With dozens of sprawling, all-inclusive resorts standing watch over miles of sparkling sugar-sand beaches, swaying palms and the warm, turquoise water of the Caribbean Sea, along with a vibrant night life, Cancun could easily define the ideal tropical retreat. With temperatures anchored in the mid-80s F for most of the year (some summer days breach 90 F), and plentiful sunshine, a casual lifestyle and amazing food, what’s not to like?
Retiring in Cancun
If your vision of retirement is a small, walkable village where you’re awakened by the sounds of roosters crowing and dogs barking…a place where bicycles and pushcarts out-number cars and trucks, Cancun is not where you want to retire.
With approximately 1 millon residents and a mega-fleet of taxis and buses flooding the streets, Cancun is a large city with all the conveniences, as well as a few inconveniences, like traffic.
Hospitals offer first-class medical care at reasonable prices and expat residents can qualify for Mexico’s health insurance plan called Seguro Popular. Nearly all medications can be purchased directly from the pharmacy without a prescription (narcotics and strong antibiotics are obvious exceptions) and cost only a fraction of prices north of the border. Living in Cancun is “almost” a First World experience. With the large network of buses and taxis, one can easily live in the city without owning a car. Power outtages are rare and internet is fast, stable, and inexpensive, the roads are paved and crime is generally low.
Shopping is a pleasure with a mixture of small, family-owned shops, open markets, and modern glitzy shopping malls that compare to any, north of the border. And you’ll find Sam’s Club, Costco, and Walmart for those who enjoy those outlets.
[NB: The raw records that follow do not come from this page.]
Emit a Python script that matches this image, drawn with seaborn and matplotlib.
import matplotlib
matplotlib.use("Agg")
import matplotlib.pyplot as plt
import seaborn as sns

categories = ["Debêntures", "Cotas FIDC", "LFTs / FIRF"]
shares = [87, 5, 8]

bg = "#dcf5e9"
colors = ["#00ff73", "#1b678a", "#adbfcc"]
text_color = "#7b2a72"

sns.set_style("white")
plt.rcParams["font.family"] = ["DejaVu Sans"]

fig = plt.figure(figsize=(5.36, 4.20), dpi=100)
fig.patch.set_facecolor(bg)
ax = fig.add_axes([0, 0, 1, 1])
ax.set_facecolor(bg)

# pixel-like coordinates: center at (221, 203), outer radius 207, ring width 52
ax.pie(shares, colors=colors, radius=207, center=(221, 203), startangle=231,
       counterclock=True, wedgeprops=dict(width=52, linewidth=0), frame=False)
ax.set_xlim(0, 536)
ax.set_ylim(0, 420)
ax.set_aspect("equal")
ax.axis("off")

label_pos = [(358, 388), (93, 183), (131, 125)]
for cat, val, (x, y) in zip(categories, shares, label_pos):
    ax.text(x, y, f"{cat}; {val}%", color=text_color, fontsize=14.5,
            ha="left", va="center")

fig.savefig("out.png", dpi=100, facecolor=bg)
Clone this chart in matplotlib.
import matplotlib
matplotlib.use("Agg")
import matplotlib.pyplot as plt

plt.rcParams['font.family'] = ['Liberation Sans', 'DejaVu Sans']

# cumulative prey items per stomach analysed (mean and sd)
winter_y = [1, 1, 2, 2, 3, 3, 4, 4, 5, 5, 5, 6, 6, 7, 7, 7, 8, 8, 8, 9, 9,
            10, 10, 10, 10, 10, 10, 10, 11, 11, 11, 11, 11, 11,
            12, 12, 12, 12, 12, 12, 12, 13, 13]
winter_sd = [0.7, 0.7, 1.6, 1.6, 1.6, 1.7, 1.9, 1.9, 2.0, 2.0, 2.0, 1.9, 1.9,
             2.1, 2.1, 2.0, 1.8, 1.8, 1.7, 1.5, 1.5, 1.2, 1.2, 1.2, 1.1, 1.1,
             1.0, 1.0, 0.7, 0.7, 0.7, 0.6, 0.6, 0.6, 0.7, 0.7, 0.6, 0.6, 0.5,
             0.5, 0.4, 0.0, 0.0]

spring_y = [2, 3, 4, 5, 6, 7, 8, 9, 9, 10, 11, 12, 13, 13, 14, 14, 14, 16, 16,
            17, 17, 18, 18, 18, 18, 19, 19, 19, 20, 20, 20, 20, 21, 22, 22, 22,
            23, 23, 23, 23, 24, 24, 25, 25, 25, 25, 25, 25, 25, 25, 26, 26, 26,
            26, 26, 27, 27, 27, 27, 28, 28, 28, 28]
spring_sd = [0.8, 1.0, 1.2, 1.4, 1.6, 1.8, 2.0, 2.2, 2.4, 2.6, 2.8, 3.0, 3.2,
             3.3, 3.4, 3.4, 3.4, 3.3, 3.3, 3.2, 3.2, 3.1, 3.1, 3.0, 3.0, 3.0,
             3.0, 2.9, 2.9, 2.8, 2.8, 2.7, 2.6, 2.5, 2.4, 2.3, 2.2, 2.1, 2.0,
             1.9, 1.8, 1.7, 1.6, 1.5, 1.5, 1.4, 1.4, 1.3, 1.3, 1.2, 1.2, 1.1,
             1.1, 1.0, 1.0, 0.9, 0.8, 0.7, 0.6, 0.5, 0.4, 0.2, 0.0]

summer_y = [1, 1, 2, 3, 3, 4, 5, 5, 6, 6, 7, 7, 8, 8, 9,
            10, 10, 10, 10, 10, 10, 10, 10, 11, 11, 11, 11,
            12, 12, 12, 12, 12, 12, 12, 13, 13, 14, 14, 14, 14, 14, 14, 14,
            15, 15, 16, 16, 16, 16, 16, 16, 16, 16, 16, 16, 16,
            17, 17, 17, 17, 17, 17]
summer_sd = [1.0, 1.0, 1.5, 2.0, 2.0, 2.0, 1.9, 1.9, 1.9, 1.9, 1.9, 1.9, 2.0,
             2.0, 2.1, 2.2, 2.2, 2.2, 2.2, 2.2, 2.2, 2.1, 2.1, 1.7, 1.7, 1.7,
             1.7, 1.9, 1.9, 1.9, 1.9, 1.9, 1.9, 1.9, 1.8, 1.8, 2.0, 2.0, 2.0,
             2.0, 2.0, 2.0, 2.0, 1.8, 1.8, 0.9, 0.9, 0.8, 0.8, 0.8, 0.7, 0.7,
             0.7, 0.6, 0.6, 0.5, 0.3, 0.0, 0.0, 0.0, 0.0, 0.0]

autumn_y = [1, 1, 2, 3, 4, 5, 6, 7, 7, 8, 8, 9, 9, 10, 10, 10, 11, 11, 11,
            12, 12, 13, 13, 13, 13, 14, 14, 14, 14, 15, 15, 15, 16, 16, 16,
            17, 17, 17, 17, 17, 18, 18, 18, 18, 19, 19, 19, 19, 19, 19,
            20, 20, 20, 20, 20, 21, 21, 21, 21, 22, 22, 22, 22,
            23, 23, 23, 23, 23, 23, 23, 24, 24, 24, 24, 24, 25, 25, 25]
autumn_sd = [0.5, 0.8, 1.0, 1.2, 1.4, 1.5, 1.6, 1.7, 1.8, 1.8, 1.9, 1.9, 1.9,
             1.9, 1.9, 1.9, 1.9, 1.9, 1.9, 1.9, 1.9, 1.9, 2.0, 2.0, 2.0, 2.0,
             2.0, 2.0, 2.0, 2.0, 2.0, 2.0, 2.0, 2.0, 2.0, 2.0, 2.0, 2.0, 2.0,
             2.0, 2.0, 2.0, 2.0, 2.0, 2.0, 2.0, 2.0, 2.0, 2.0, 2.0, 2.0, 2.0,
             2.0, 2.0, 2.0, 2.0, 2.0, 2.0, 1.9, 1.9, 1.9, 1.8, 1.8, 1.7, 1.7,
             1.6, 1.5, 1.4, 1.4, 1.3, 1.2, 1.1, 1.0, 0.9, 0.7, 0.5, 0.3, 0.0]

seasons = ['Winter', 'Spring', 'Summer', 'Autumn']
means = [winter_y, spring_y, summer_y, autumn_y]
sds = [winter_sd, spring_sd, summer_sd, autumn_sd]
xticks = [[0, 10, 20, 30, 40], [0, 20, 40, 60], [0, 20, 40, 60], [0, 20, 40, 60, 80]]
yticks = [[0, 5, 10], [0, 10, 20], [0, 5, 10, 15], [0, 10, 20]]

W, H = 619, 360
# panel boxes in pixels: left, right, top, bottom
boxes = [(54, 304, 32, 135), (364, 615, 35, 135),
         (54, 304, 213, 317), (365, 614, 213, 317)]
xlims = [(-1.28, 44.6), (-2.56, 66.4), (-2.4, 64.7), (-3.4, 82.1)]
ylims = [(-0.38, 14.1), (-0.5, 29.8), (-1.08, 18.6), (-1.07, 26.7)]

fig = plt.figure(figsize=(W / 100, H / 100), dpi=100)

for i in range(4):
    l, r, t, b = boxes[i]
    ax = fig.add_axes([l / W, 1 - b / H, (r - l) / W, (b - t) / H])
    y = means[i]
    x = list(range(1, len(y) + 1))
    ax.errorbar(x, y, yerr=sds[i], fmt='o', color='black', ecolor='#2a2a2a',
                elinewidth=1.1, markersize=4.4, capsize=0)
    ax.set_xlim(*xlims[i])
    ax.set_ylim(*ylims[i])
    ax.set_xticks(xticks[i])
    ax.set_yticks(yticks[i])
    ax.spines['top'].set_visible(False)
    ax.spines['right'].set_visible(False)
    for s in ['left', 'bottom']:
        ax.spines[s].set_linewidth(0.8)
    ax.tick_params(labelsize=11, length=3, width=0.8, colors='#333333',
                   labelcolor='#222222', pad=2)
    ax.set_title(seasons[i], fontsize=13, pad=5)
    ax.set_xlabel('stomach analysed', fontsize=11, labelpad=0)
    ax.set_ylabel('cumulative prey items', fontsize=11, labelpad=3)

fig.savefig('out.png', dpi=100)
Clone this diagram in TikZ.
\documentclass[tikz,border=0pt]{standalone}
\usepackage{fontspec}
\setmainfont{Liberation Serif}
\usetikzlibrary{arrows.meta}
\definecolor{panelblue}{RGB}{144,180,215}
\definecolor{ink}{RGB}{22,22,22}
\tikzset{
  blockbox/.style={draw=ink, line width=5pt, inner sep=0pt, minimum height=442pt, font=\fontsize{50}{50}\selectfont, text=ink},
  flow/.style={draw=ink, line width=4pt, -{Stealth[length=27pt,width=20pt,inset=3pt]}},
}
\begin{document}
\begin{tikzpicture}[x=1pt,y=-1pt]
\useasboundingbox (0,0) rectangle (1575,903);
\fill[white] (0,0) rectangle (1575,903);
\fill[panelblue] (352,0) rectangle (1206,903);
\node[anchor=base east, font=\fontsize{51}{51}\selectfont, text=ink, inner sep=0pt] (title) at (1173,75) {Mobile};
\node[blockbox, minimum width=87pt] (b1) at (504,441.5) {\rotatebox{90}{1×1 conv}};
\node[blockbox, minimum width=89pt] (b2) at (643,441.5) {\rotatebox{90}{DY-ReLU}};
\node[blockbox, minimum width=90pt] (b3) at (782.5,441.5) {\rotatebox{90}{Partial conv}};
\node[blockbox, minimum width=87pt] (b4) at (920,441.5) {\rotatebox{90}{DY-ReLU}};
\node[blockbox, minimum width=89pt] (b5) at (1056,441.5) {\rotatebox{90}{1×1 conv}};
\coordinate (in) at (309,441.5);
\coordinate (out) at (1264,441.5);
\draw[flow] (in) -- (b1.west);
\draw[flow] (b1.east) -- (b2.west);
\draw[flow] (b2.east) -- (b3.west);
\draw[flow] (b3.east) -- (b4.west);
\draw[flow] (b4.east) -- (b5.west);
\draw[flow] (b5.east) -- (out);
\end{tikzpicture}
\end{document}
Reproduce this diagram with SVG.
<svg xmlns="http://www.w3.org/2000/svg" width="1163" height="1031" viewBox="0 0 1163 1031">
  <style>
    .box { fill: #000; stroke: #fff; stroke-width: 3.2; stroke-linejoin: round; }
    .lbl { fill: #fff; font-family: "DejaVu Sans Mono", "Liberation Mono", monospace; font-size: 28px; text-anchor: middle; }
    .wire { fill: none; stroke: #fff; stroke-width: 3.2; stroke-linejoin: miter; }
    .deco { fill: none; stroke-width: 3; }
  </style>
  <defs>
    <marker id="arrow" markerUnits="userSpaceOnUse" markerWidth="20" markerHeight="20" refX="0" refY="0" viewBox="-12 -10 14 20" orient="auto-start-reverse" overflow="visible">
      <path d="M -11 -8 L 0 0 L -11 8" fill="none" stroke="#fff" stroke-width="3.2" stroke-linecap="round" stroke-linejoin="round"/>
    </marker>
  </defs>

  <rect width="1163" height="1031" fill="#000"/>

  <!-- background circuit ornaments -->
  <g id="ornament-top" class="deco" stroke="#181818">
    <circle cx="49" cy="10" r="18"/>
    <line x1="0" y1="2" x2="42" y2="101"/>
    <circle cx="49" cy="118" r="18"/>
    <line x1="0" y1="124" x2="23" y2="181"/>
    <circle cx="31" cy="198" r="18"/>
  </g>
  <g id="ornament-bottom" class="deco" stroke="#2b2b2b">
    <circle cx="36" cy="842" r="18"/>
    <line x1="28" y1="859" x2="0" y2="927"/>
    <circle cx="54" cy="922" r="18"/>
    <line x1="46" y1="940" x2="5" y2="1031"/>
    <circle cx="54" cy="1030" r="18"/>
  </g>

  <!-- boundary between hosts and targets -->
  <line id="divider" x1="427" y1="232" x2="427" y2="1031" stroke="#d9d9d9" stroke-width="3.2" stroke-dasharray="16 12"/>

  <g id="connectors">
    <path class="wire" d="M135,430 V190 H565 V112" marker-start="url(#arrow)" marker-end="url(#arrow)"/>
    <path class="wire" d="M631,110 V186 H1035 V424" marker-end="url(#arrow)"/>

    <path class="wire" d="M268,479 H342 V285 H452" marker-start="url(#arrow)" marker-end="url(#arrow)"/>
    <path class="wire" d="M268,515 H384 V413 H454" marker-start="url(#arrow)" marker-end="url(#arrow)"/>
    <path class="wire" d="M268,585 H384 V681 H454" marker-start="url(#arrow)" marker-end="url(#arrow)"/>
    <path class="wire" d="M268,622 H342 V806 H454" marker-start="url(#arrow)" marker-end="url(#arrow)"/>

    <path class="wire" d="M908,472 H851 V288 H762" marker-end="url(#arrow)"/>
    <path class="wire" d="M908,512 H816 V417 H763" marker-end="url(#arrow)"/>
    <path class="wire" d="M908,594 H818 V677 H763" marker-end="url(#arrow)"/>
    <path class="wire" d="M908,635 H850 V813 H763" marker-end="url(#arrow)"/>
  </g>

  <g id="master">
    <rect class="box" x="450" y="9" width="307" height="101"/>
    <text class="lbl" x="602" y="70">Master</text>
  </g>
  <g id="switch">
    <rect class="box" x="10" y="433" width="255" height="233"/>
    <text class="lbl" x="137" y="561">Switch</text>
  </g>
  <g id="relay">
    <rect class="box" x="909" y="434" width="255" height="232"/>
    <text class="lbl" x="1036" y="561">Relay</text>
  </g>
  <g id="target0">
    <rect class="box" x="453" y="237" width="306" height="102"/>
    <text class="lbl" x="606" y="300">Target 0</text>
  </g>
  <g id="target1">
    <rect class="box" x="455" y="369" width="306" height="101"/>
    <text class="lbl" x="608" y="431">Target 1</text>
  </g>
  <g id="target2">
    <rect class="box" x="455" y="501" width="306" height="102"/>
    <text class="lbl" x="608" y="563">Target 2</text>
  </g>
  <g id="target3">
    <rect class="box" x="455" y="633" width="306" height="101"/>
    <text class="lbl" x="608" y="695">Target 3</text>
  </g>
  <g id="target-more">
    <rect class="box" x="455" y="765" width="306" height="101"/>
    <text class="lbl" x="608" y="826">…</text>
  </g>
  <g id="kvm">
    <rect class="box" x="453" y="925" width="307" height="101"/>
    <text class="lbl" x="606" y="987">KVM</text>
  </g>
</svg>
The expat community connects through several Facebook groups and hosts weekly get-togethers at various bars around town.
Cancun is a city of contrasts. Along the plush Hotel Zone with it’s sprawling all-inclusive resorts, you will also find a couple of ancient Maya ruins tucked in between towering glass and concrete. The Maya influence is seen throughout the area with these tiny indigenous, hard working, and humble people employed in all areas of the city.
Forget about a “rocking chair” retirement in Cancun. With the world’s second-largest reef system just offshore, and running south, into and beyond Belize, water-based recreational opportunities are boundless. Fishing, diving, boating, snorkeling, swimming, and even surfing and wakeboarding are all available. Or, you can simply park yourself on a warm patch of sand with a cooler of cold drinks and enjoy the feel of sand between your toes. There isn’t a wrong way to enjoy the Caribbean experience and Cancun offers every option.
On days when the beach isn’t an option, take in the Maya Museum in the Hotel Zone or visit one of several archeological ruins within the city, all accessible by public bus. Several modern theater complexes show first-run films, many in English or with English subtitles. A few even offer servers who will deliver your movie snacks directly to your seat. Expat residents can be heard saying, “Cancun isn’t really Mexico, but you can quickly get to Mexico from here.”
Cancun was intentionally built back in the 70s when it was only a small village sitting on a narrow strip of mangroves, infested by crocodiles. But what it did have was stunning, white-sand beaches and warm Caribbean water. Now, it is internationally known, catering to tourists from across the globe, many from the U.S. and Canada. With such a heavy influx of American tourists, the city displays many signs in English and Spanish and a few in Mayan. But drive a few miles into the state of Yucatan, away from the tourist areas and you’ll quickly discover Mexico, the real Mexico where English is a foreign language and you best speak Spanish to make yourself understood.
The ability to live in total comfort, with electricity and high-speed internet, supermarkets, and car washes while also having the ability to hit the road and see a bit of Mexico is a bonus.
Cost of Living in Cancun
In general, Mexico offers a significantly reduced cost of living when compared to the U.S., and Cancun falls in line with that expectation. However, when comparing the cost of living in Cancun to places north of the border, it’s tough. It’s tough because Cancun is a modern city on the Caribbean Sea and that profile is not available anywhere in the U.S. Any comparison will be an apples to oranges thing. That said, a life in Cancun is affordable and provides excellent value for the money.
The one area where you won’t find silly-cheap costs are in housing. And even then, housing expenses with beach frontage or an ocean view are very reasonable.
You should expect to pay above average rent in Cancun in relation to other areas of Mexico. To buy a 1,200-square-foot home, you’ll spend about $125,000 and rent for a two-bedroom apartment will run about $1,200 to $1,800 a month. Homes and condos near the beach can run 30% to 50% more.
Electricity bills are delivered every other month and two month’s of service is generally less than $60. My high-speed, fiber optic internet comes bundled with our local telephone service (which we never use) and we pay a fixed rate of $21. A local beer will cost about $2, and an inexpensive meal will set you back $4. A nice dinner for two in a mid-range restaurant will cost about $23.